AG BARR chief executive Roger White has indicated he retains an appetite for future deals and that the Irn-Bru maker has the financial firepower to take advantage of opportunities, despite the failure of its proposed £1.4 billion merger with rival Britvic last year.

The Cumbernauld company shrugged of the collapse of the deal with a better than expected 9.6% rise in underlying annual pre-tax profits to £38.1 million for the year ended January 26.

The company saw turnover rise 6.9%, beating the wider market, as it persuaded more shoppers in England to buy its beverages.

Loading article content

Mr White said: "We have shown over a number of years we are interested in developing our business and if M&A (merger and acquisition) opportunities come along we will review them. It is quite a highly consolidated market place. But that does not mean to say there is nothing to do.

"Our job is to make sure the balance sheet is in a strong position so that when opportunities come along we are capable of acting decisively."

After strong cash generation last year, AG Barr's net debt plunged from £25.6m to £2.1m.

The failed Britvic deal cost AG Barr £5m, including £2.1m in the latest financial year as it dealt with a Competition Commission inquiry.

AG Barr's pre-tax profit after exceptional items such as these was £34.3m for the year, up 8.6% on the previous 12 months.

Mr White said: "The business has benefited hugely from the challenges of the past year, emerging stronger, fitter and more ambitious to develop."

The mooted Britvic tie-up hit sales of its Barr branded soft drinks range which rose just 3.2% as the company sought to phase out flavours including limeade ahead of the planned merger. It has since reversed this, added a bubblegum flavour to its range and is developing a Barr XTRA Cola, to go up against Coca Cola Zero, this year.

Sales in Scotland now account for 40% of AG Barr's income with revenue growing in line with the market.

But in England and Wales, sales grew 9% as it targeted areas like the north of England with its soft drinks range.

Sales of Irn-Bru rose 4.3%, with the rate of expansion in the final six months of the year twice those of the first half as its promotional pricing was brought into line with that of competitors

Irn-Bru sales in England and Wales were up 7.5% in the period, driven by double-digit growth in Irn-Bru Sugar Free.

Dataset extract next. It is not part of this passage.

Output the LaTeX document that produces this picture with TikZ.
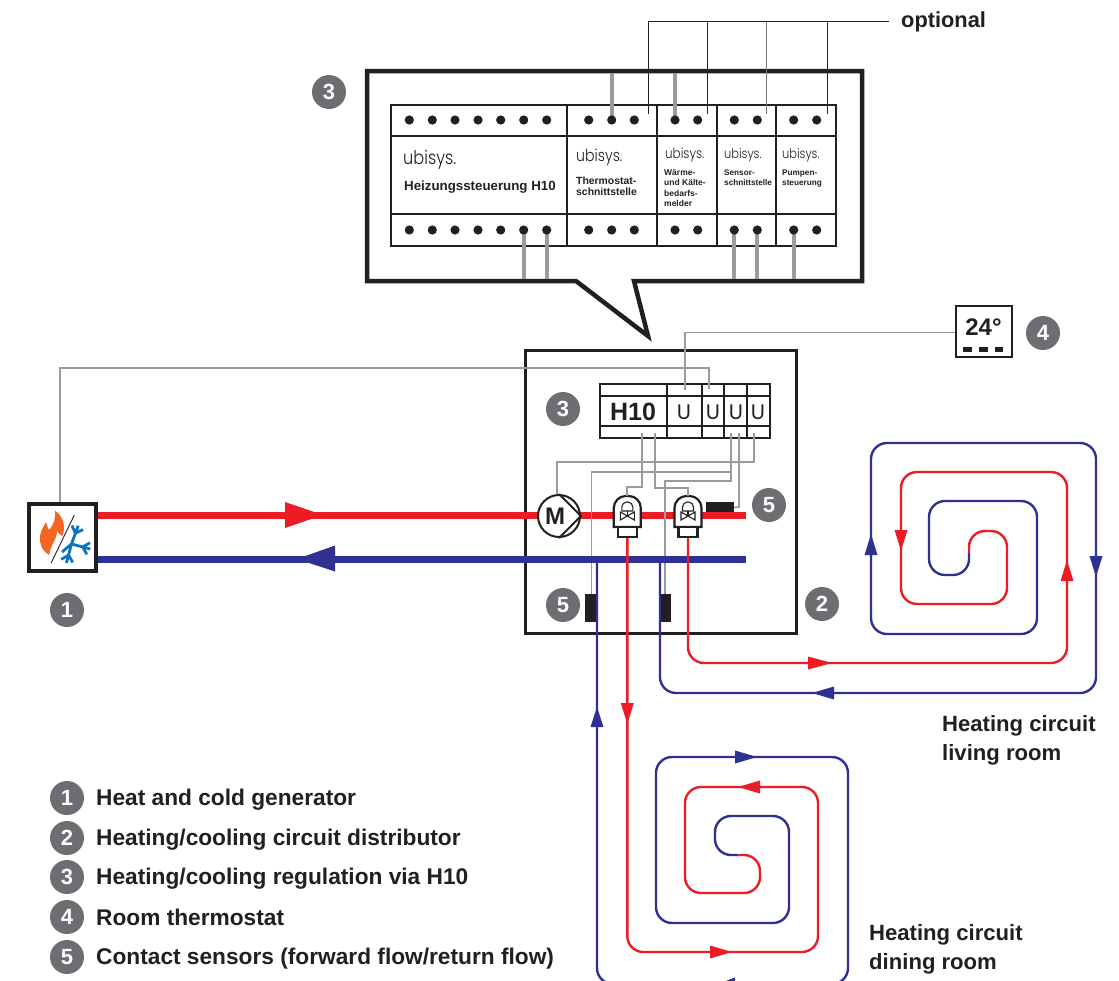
\documentclass[tikz,border=0pt]{standalone}
\usepackage{fontspec}
\setmainfont{Liberation Sans}
\newfontfamily\logofont[FakeStretch=0.85]{Poppins Light}
\newfontfamily\ufont{Poppins}
\definecolor{pipered}{HTML}{ED1C24}
\definecolor{pipeblue}{HTML}{2E3192}
\definecolor{wiregray}{HTML}{9A9B9E}
\definecolor{dotgray}{HTML}{6D6E71}
\definecolor{boxblack}{HTML}{231F20}
\definecolor{flameorange}{HTML}{F26522}
\definecolor{flakeblue}{HTML}{0B75BC}
\tikzstyle{numdot}=[circle, fill=dotgray, text=white, inner sep=0pt, minimum size=34pt, font=\fontsize{22}{22}\selectfont\bfseries]
\tikzstyle{lbl}=[anchor=west, inner sep=0pt, align=left, text=boxblack, font=\fontsize{22.7}{29}\selectfont\bfseries]
\tikzstyle{roomlbl}=[lbl, font=\fontsize{22.1}{29}\selectfont\bfseries]
\tikzstyle{smalltxt}=[anchor=north west, inner sep=0pt, align=left, text=boxblack]
\tikzstyle{logo}=[anchor=west, inner sep=0pt, text=boxblack]
\tikzstyle{ulogo}=[inner sep=0pt, text=boxblack, font=\ufont\fontsize{21}{21}\selectfont]
\tikzstyle{thinwire}=[draw=wiregray, line width=1.8pt]
\tikzstyle{thickwire}=[draw=wiregray, line width=4pt]
\tikzstyle{sensor}=[fill=boxblack, inner sep=0pt]
\tikzstyle{redpipe}=[draw=pipered, line width=2.4pt, rounded corners=16pt]
\tikzstyle{bluepipe}=[draw=pipeblue, line width=2.4pt, rounded corners=16pt]

\begin{document}
\begin{tikzpicture}[x=1pt, y=-1pt]
\useasboundingbox (0,0) rectangle (1119,980);

%callout
\draw[line width=4.5pt, draw=boxblack, miter limit=10] (367,71) -- (862,71) -- (862,281) -- (634,281) -- (648,336) -- (576,281) -- (367,281) -- cycle;

%module rail
\draw[line width=2pt, draw=boxblack] (391,105) rectangle (836,246);
\draw[line width=2pt, draw=boxblack] (391,136) -- (836,136);
\draw[line width=2pt, draw=boxblack] (391,214) -- (836,214);
\draw[line width=2pt, draw=boxblack] (567,105) -- (567,246);
\draw[line width=2pt, draw=boxblack] (657,105) -- (657,246);
\draw[line width=2pt, draw=boxblack] (717,105) -- (717,246);
\draw[line width=2pt, draw=boxblack] (776,105) -- (776,246);

%wires through the callout
\draw[thickwire] (611.7,73) -- (611.7,120);
\draw[thickwire] (675,73) -- (675,120);
\draw[thickwire] (523.7,230) -- (523.7,279);
\draw[thickwire] (546.7,230) -- (546.7,279);
\draw[thickwire] (734.3,230) -- (734.3,279);
\draw[thickwire] (757.3,230) -- (757.3,279);
\draw[thickwire] (793.7,230) -- (793.7,279);

%terminals
\foreach \tx in {409.3,432.3,455,478,500.7,523.7,546.7,588.7,611.7,634.3,675,697.7,734.3,757.3,793.7,816.7}{
\fill[boxblack] (\tx,120) circle (4.6);
\fill[boxblack] (\tx,230) circle (4.6);
}

%optional wires
\node[lbl, font=\fontsize{21.8}{24}\selectfont\bfseries] (optional) at (901,21.5) {optional};
\coordinate (optend) at (889,21.5);
\draw[line width=1.2pt, draw=boxblack] (optend) -- (648.3,21.5) -- (648.3,114);
\draw[line width=1.2pt, draw=boxblack] (707.3,21.5) -- (707.3,114);
\draw[line width=1.2pt, draw=boxblack!60] (766.3,21.5) -- (766.3,114);
\draw[line width=1.2pt, draw=boxblack] (827.3,21.5) -- (827.3,114);

%module texts
\node[logo, font=\logofont\fontsize{19}{19}\selectfont] (logoa) at (403,160) {ubisys.};
\node[logo, font=\logofont\fontsize{16.6}{16.6}\selectfont] (logob) at (576,157) {ubisys.};
\node[logo, font=\logofont\fontsize{14}{14}\selectfont] (logoc) at (665,155) {ubisys.};
\node[logo, font=\logofont\fontsize{13.4}{13.4}\selectfont] (logod) at (724,155) {ubisys.};
\node[logo, font=\logofont\fontsize{13.4}{13.4}\selectfont] (logoe) at (782,155) {ubisys.};
\node[logo, font=\fontsize{13.3}{13.3}\selectfont\bfseries] (hzname) at (404,187) {Heizungssteuerung H10};
\node[smalltxt, font=\fontsize{10.4}{11}\selectfont\bfseries] (thname) at (576,177) {Thermostat-\\schnittstelle};
\node[smalltxt, font=\fontsize{8.5}{10.5}\selectfont\bfseries] (wkname) at (664,169) {Wärme-\\und Kälte-\\bedarfs-\\melder};
\node[smalltxt, font=\fontsize{8.2}{10}\selectfont\bfseries] (sename) at (724,170) {Sensor-\\schnittstelle};
\node[smalltxt, font=\fontsize{8.2}{10}\selectfont\bfseries] (puname) at (782,170) {Pumpen-\\steuerung};

%small H10 unit
\draw[line width=1.6pt, draw=boxblack] (600,384) rectangle (770,438);
\draw[line width=1.6pt, draw=boxblack] (600,396) -- (770,396);
\draw[line width=1.6pt, draw=boxblack] (600,426) -- (770,426);
\draw[line width=1.6pt, draw=boxblack] (667,384) -- (667,438);
\draw[line width=1.6pt, draw=boxblack] (702,384) -- (702,438);
\draw[line width=1.6pt, draw=boxblack] (724,384) -- (724,438);
\draw[line width=1.6pt, draw=boxblack] (747,384) -- (747,438);
\node[text=boxblack, font=\fontsize{25}{25}\selectfont\bfseries, inner sep=0pt] (hten) at (633,412) {H10};
\node[ulogo] (ua) at (684,412) {U};
\node[ulogo] (ub) at (713,412) {U};
\node[ulogo] (uc) at (736,412) {U};
\node[ulogo] (ud) at (758,412) {U};

%distributor box
\draw[line width=3pt, draw=boxblack] (525,350) rectangle (796,633);

%sensors
\node[sensor, minimum width=28pt, minimum height=11pt] (senstop) at (720,507.5) {};
\node[sensor, minimum width=11pt, minimum height=28pt] (sensa) at (590.5,608) {};
\node[sensor, minimum width=11pt, minimum height=28pt] (sensb) at (665.5,608) {};

%generator
\node[draw=boxblack, line width=3.5pt, minimum size=67pt, inner sep=0pt, fill=white] (gen) at (62.5,537.5) {};
\fill[flameorange] (49.3,555) .. controls (42,551) and (39,543) .. (40,536) .. controls (41,530) and (44,526) .. (46,522) .. controls (47,526) and (48,528) .. (49,530) .. controls (54,525) and (56,517) .. (55,510.5) .. controls (60,514) and (64,520) .. (64,527) .. controls (64,532) and (63,535) .. (62,536) .. controls (60,535) and (58,532) .. (57,531) .. controls (57,540) and (50,545) .. (49.3,555) -- cycle;%flame
\draw[line width=0.9pt, draw=boxblack] (74.3,515) -- (51,563.3);
\foreach \ang in {70,-15,-105}{
\draw[line width=2.8pt, draw=flakeblue, rotate around={\ang:(71.5,544)}] (71.5,544) -- (91,544) (83,544) -- (89,538) (83,544) -- (89,550);
}
\draw[line width=2.8pt, draw=flakeblue] (71.5,544) -- (62,552);

%thermostat
\node[draw=boxblack, line width=2.5pt, minimum width=56pt, minimum height=51pt, inner sep=0pt] (therm) at (984,331.5) {};
\node[text=boxblack, font=\fontsize{24}{24}\selectfont\bfseries, inner sep=0pt] (tval) at (983.5,327.5) {24°};
\draw[line width=5pt, draw=boxblack] (963,349) -- (972,349);
\draw[line width=5pt, draw=boxblack] (979,349) -- (988,349);
\draw[line width=5pt, draw=boxblack] (995,349) -- (1003,349);

%forward pipe
\draw[draw=pipered, line width=7pt] (gen.east |- 0,515) -- (746,515);
\fill[pipered] (285,502) -- (323,515) -- (285,528) -- cycle;

%thin wires
\coordinate (tuA) at (685,390);
\coordinate (tuB) at (709,389);
\coordinate (tbA) at (642,433);
\coordinate (tbB) at (655,433);
\coordinate (tbC) at (731,433);
\coordinate (tbD) at (739,433);
\coordinate (tbE) at (754,433);
\draw[thinwire] (therm.west |- 0,332.5) -- (685,332.5) -- (tuA);
\draw[thinwire] (gen.north -| 60,0) -- (60,368) -- (709,368) -- (tuB);
\draw[thinwire] (tbE) -- (754,462) -- (557,462) -- (557,495);
\draw[thinwire] (tbC) -- (731,472) -- (591.5,472) -- (sensa.north -| 591.5,0);
\draw[thinwire] (tbC) -- (731,481) -- (665,481) -- (sensb.north -| 665,0);
\draw[thinwire] (tbD) -- (739,507) -- (senstop.east);

%return pipe
\draw[draw=pipeblue, line width=7pt] (gen.east |- 0,559) -- (746,559);
\fill[pipeblue] (335,545.5) -- (297,559) -- (335,571.5) -- cycle;

%pump
\node[draw=boxblack, line width=2pt, circle, fill=white, minimum size=42pt, inner sep=0pt] (pump) at (559,516) {};
\draw[line width=2pt, draw=boxblack] (pump.north) -- (pump.east) -- (pump.south);
\node[text=boxblack, font=\fontsize{24}{24}\selectfont\bfseries, inner sep=0pt] (mlabel) at (555,516) {M};

%valves
\foreach \vx/\vn in {627.3/valvea,688/valveb}{
\begin{scope}[xshift=\vx pt]
\draw[line width=2.2pt, draw=boxblack, fill=white] (-13.5,527) [rounded corners=12pt] -- (-13.5,496) -- (13.5,496) [sharp corners] -- (13.5,527) -- cycle;
\draw[line width=2.2pt, draw=boxblack, fill=white] (-9.5,527) rectangle (9.5,537);
\draw[line width=1.1pt, draw=boxblack] (-5.5,511) [rounded corners=5pt] -- (-5.5,502) -- (5.5,502) [sharp corners] -- (5.5,511) -- cycle;
\draw[line width=1.1pt, draw=boxblack] (0,511) -- (0,516);
\draw[line width=1.1pt, draw=boxblack] (-7,512) -- (7,520) -- (7,512) -- (-7,520) -- cycle;
\coordinate (\vn) at (0,496);
\coordinate (\vn b) at (0,537);
\end{scope}
}
\draw[thinwire] (tbA) -- (642,487) -- (627.3,487) -- (valvea);
\draw[thinwire] (tbB) -- (655,488) -- (688,488) -- (valveb);

%living room circuit
\draw[redpipe] (valveb) ++(0,42) -- (688,663) -- (1067,663) -- (1067,472) -- (901,472) -- (901,604) -- (1007,604) -- (1007,531) -- (969,531) -- (969,553);
\draw[bluepipe] (969,553) -- (969,575) -- (929,575) -- (929,501) -- (1037,501) -- (1037,634) -- (871,634) -- (871,443) -- (1096,443) -- (1096,693) -- (660,693) -- (660,559);
\fill[pipeblue] (871,534) -- (864.5,555) -- (877.5,555) -- cycle;
\fill[pipered] (901,551) -- (894.5,530) -- (907.5,530) -- cycle;
\fill[pipered] (1067,560) -- (1060.5,581) -- (1073.5,581) -- cycle;
\fill[pipeblue] (1096,577) -- (1089.5,556) -- (1102.5,556) -- cycle;
\fill[pipered] (832,663) -- (808,656.5) -- (808,669.5) -- cycle;
\fill[pipeblue] (812,693) -- (834,686.5) -- (834,699.5) -- cycle;

%dining room circuit
\draw[redpipe] (valvea) ++(0,42) -- (627.3,952) -- (818,952) -- (818,787) -- (685,787) -- (685,893) -- (760,893) -- (760,855) -- (737,855);
\draw[bluepipe] (737,855) -- (715,855) -- (715,816) -- (789,816) -- (789,923) -- (656,923) -- (656,757) -- (848,757) -- (848,984) -- (597,984) -- (597,559);
\fill[pipeblue] (597,707) -- (590.5,727) -- (603.5,727) -- cycle;
\fill[pipered] (627.3,724) -- (620.8,703) -- (633.8,703) -- cycle;
\fill[pipeblue] (757,757) -- (735,750.5) -- (735,763.5) -- cycle;
\fill[pipered] (738,787) -- (760,780.5) -- (760,793.5) -- cycle;
\fill[pipered] (732,952) -- (710,945.5) -- (710,958.5) -- cycle;
\fill[pipeblue] (718,984) -- (735,977.5) -- (735,990.5) -- cycle;

%numbers
\node[numdot] (nthree) at (329,92) {3};
\node[numdot] (nthreeb) at (563,409) {3};
\node[numdot] (nfour) at (1043,333) {4};
\node[numdot] (nfive) at (769,505) {5};
\node[numdot] (nfiveb) at (563,605) {5};
\node[numdot] (ntwo) at (822,604) {2};
\node[numdot] (none) at (67,610) {1};

%legend
\node[numdot] (lone) at (67,798) {1};
\node[numdot] (ltwo) at (67,838) {2};
\node[numdot] (lthree) at (67,877) {3};
\node[numdot] (lfour) at (67,917) {4};
\node[numdot] (lfive) at (67,957) {5};
\node[lbl] (tone) at (96,799.5) {Heat and cold generator};
\node[lbl] (ttwo) at (96,839.5) {Heating/cooling circuit distributor};
\node[lbl] (tthree) at (96,878.5) {Heating/cooling regulation via H10};
\node[lbl] (tfour) at (96,917.5) {Room thermostat};
\node[lbl] (tfive) at (96,958.5) {Contact sensors (forward flow/return flow)};
\node[roomlbl] (living) at (942,740) {Heating circuit\\living room};
\node[roomlbl] (dining) at (869,949) {Heating circuit\\dining room};
\end{tikzpicture}
\end{document}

AG Barr is now producing as much canned Irn-Bru in its new £40m Milton Keynes factory as it does in Cumbernauld, where it employs up to 500 people, after starting production in July. AG Barr is reviewing the likely future demand for different pack sizes before expanding the English factory further.

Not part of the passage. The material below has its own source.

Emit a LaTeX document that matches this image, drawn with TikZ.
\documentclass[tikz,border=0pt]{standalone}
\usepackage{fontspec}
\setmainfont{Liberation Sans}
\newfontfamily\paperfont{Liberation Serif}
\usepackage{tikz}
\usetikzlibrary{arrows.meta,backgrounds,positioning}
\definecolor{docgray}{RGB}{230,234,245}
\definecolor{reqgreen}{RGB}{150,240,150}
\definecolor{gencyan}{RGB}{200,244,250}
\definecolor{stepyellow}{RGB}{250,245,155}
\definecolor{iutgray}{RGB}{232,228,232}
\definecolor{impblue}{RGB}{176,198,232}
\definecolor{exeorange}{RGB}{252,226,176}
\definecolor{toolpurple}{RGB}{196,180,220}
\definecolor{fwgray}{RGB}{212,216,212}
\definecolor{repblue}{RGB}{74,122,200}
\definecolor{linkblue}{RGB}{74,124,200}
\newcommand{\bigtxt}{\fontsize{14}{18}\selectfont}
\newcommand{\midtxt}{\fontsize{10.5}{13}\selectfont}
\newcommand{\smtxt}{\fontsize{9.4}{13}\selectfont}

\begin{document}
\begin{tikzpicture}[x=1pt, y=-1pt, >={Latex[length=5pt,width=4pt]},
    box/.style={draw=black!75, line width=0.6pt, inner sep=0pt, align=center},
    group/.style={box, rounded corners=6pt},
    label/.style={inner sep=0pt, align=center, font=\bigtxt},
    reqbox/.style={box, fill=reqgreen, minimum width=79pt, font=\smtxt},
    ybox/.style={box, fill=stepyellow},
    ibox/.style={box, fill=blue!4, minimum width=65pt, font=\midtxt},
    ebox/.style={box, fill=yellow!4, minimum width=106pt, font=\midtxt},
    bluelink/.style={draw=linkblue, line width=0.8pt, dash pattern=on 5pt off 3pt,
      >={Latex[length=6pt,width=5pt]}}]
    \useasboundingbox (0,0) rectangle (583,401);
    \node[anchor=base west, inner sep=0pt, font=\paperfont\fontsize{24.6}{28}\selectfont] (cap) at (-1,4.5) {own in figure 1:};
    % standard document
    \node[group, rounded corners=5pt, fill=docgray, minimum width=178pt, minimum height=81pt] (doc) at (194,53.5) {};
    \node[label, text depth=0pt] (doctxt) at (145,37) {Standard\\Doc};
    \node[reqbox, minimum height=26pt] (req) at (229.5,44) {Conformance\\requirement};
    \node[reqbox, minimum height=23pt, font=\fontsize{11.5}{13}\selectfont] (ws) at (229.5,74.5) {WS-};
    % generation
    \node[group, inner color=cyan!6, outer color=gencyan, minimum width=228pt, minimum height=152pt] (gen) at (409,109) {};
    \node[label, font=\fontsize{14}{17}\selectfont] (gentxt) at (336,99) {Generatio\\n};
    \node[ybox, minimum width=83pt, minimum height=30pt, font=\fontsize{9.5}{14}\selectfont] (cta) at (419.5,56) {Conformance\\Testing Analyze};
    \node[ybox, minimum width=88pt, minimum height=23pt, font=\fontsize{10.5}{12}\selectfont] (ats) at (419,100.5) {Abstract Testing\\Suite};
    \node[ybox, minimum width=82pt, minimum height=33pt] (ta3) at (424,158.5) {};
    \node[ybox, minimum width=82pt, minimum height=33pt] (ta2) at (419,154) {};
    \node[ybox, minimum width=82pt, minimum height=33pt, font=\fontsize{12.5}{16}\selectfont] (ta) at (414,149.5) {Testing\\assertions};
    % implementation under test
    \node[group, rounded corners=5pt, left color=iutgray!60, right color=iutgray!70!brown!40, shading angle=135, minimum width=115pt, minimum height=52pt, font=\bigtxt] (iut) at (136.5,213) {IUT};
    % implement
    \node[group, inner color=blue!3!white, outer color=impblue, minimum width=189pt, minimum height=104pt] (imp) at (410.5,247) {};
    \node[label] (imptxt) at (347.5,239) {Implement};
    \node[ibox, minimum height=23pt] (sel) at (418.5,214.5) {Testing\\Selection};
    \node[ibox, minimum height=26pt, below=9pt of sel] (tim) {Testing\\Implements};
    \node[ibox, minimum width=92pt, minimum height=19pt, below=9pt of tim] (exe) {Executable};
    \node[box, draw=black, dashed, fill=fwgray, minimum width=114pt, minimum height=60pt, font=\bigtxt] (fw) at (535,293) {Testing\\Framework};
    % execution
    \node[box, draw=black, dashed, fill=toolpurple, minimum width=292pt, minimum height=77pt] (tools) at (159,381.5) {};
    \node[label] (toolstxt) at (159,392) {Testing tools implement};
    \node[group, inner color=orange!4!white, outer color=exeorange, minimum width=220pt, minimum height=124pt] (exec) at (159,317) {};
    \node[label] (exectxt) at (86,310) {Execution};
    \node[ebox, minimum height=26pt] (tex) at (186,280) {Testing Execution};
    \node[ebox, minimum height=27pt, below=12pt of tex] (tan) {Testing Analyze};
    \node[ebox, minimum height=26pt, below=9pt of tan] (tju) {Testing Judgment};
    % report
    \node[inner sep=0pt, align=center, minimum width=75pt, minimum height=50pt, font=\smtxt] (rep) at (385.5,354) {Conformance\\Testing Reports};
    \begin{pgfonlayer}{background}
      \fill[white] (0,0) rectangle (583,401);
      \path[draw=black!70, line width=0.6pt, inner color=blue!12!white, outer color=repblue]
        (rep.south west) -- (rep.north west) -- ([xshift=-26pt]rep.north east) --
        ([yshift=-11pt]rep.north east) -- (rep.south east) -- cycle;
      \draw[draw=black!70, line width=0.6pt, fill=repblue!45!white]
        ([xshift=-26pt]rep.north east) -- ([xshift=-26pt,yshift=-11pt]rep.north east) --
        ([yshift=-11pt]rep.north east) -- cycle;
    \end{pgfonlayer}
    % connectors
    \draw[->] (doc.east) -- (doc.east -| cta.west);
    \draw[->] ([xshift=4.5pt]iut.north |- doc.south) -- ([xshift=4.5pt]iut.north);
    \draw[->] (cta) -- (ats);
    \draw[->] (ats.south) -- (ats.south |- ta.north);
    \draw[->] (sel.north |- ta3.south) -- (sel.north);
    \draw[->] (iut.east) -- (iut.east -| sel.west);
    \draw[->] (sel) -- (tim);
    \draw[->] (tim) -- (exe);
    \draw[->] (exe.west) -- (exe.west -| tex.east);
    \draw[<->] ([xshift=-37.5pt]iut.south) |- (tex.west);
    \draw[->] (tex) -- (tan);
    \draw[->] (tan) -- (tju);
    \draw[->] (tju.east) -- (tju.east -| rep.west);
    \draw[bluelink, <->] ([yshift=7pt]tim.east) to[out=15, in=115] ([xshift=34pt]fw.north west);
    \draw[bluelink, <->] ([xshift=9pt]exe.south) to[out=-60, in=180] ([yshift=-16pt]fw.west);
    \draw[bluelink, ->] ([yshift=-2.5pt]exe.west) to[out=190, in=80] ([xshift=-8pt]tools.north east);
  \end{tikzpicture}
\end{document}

Mr White declined to be drawn on the potential impact on AG Barr of Scotland's independence referendum.

"We will deal with policy not politics," he said.

He added: "There is obviously the potential to create risk from any political change, whether coming from Westminster, Holyrood or Brussels."

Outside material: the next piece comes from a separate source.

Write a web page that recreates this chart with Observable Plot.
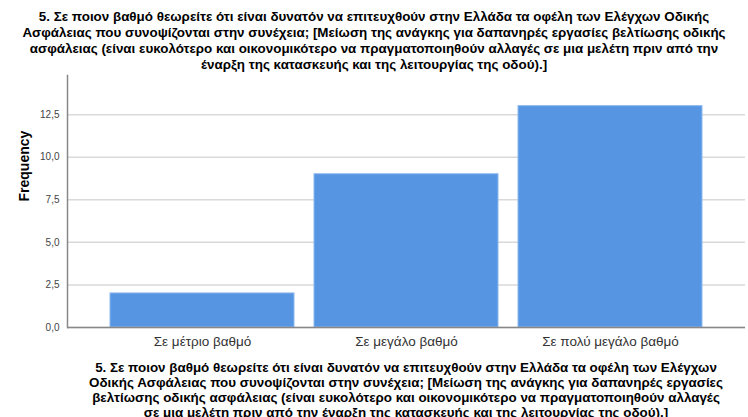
<!DOCTYPE html>
<html>
<head>
<meta charset="utf-8">
<script src="https://cdn.jsdelivr.net/npm/d3@7"></script>
<script src="https://cdn.jsdelivr.net/npm/@observablehq/plot@0.6"></script>
<style>
  html, body { margin: 0; padding: 0; background: #fff; }
  #wrap { position: relative; width: 748px; height: 417px; overflow: hidden; font-family: Arial, "Liberation Sans", sans-serif; }
  #wrap svg { position: absolute; left: 0; top: 0; }
  .ttl { position: absolute; text-align: center; font-weight: bold; font-size: 13.4px; color: #000; white-space: pre; }
  #title { left: 0; top: 9px; width: 748px; line-height: 16px; }
  #caption { left: 67px; top: 360px; width: 678px; line-height: 15px; }
</style>
</head>
<body>
<div id="wrap">
  <div id="chart"></div>
  <div id="title" class="ttl"></div>
  <div id="caption" class="ttl"></div>
</div>
<script>
const categories = ["Σε μέτριο βαθμό", "Σε μεγάλο βαθμό", "Σε πολύ μεγάλο βαθμό"];
const frequencies = [2, 9, 13];
const yTicks = [0, 2.5, 5, 7.5, 10, 12.5];
const yLabel = "Frequency";
const titleLines = [
  "5. Σε ποιον βαθμό θεωρείτε ότι είναι δυνατόν να επιτευχθούν στην Ελλάδα τα οφέλη των Ελέγχων Οδικής",
  "Ασφάλειας που συνοψίζονται στην συνέχεια; [Μείωση της ανάγκης για δαπανηρές εργασίες βελτίωσης οδικής",
  "ασφάλειας (είναι ευκολότερο και οικονομικότερο να πραγματοποιηθούν αλλαγές σε μια μελέτη πριν από την",
  "έναρξη της κατασκευής και της λειτουργίας της οδού).]"
];
const captionLines = [
  "5. Σε ποιον βαθμό θεωρείτε ότι είναι δυνατόν να επιτευχθούν στην Ελλάδα τα οφέλη των Ελέγχων",
  "Οδικής Ασφάλειας που συνοψίζονται στην συνέχεια; [Μείωση της ανάγκης για δαπανηρές εργασίες",
  "βελτίωσης οδικής ασφάλειας (είναι ευκολότερο και οικονομικότερο να πραγματοποιηθούν αλλαγές",
  "σε μια μελέτη πριν από την έναρξη της κατασκευής και της λειτουργίας της οδού).]"
];

document.getElementById("title").textContent = titleLines.join("\n");
document.getElementById("caption").textContent = captionLines.join("\n");

const data = categories.map((c, i) => ({category: c, value: frequencies[i]}));
const fmt = d => d3.format(".1f")(d).replace(".", ",");

const chart = Plot.plot({
  width: 748,
  height: 417,
  marginTop: 75,
  marginBottom: 90,
  marginLeft: 67,
  marginRight: 3,
  style: {fontFamily: "Arial, 'Liberation Sans', sans-serif", background: "#fff"},
  x: {domain: categories, paddingInner: 0.1, paddingOuter: 0.21, label: null},
  y: {domain: [0, 14.8], label: null},
  marks: [
    Plot.gridY(yTicks, {stroke: "#d9d9d9", strokeOpacity: 1, strokeWidth: 1.5}),
    Plot.barY(data, {x: "category", y: "value", fill: "#5595e2", stroke: "#8db8ee", strokeWidth: 1}),
    Plot.axisY(yTicks, {tickSize: 0, tickPadding: 8, tickFormat: fmt, fontSize: 10, fill: "#444", label: null}),
    Plot.axisX({tickSize: 0, tickPadding: 9, fontSize: 13.5, fill: "#333", label: null}),
    Plot.ruleY([0], {stroke: "#888", strokeWidth: 1.5}),
    Plot.frame({anchor: "left", stroke: "#888", strokeWidth: 1.5}),
    Plot.text([yLabel], {frameAnchor: "left", dx: -43, rotate: -90, fontWeight: "bold", fontSize: 14, fill: "#000"})
  ]
});
document.getElementById("chart").appendChild(chart);
</script>
</body>
</html>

With Suntory buying Ribena and Lucozade last year, AG Barr anticipates it will lose the UK contract for the Japanese company's Orangina brand. The contract is worth £6m to £7m of annual sales to the AG Barr but "considerably less" in profit, Mr White said.

Panmure Gordon analyst Damian McNeela said: "We expect AG Barr to continue to deliver against its organic growth strategy and should benefit from its sponsorship of the Commonwealth Games in Glasgow later this year."

AG Barr is planning Games-linked campaigns for brands including Irn-Bru, its Rubicon fruit juice stable, Barr and Strathmore water.

AG Barr's shares closed up 12.5p or 2.2% at 594.5p.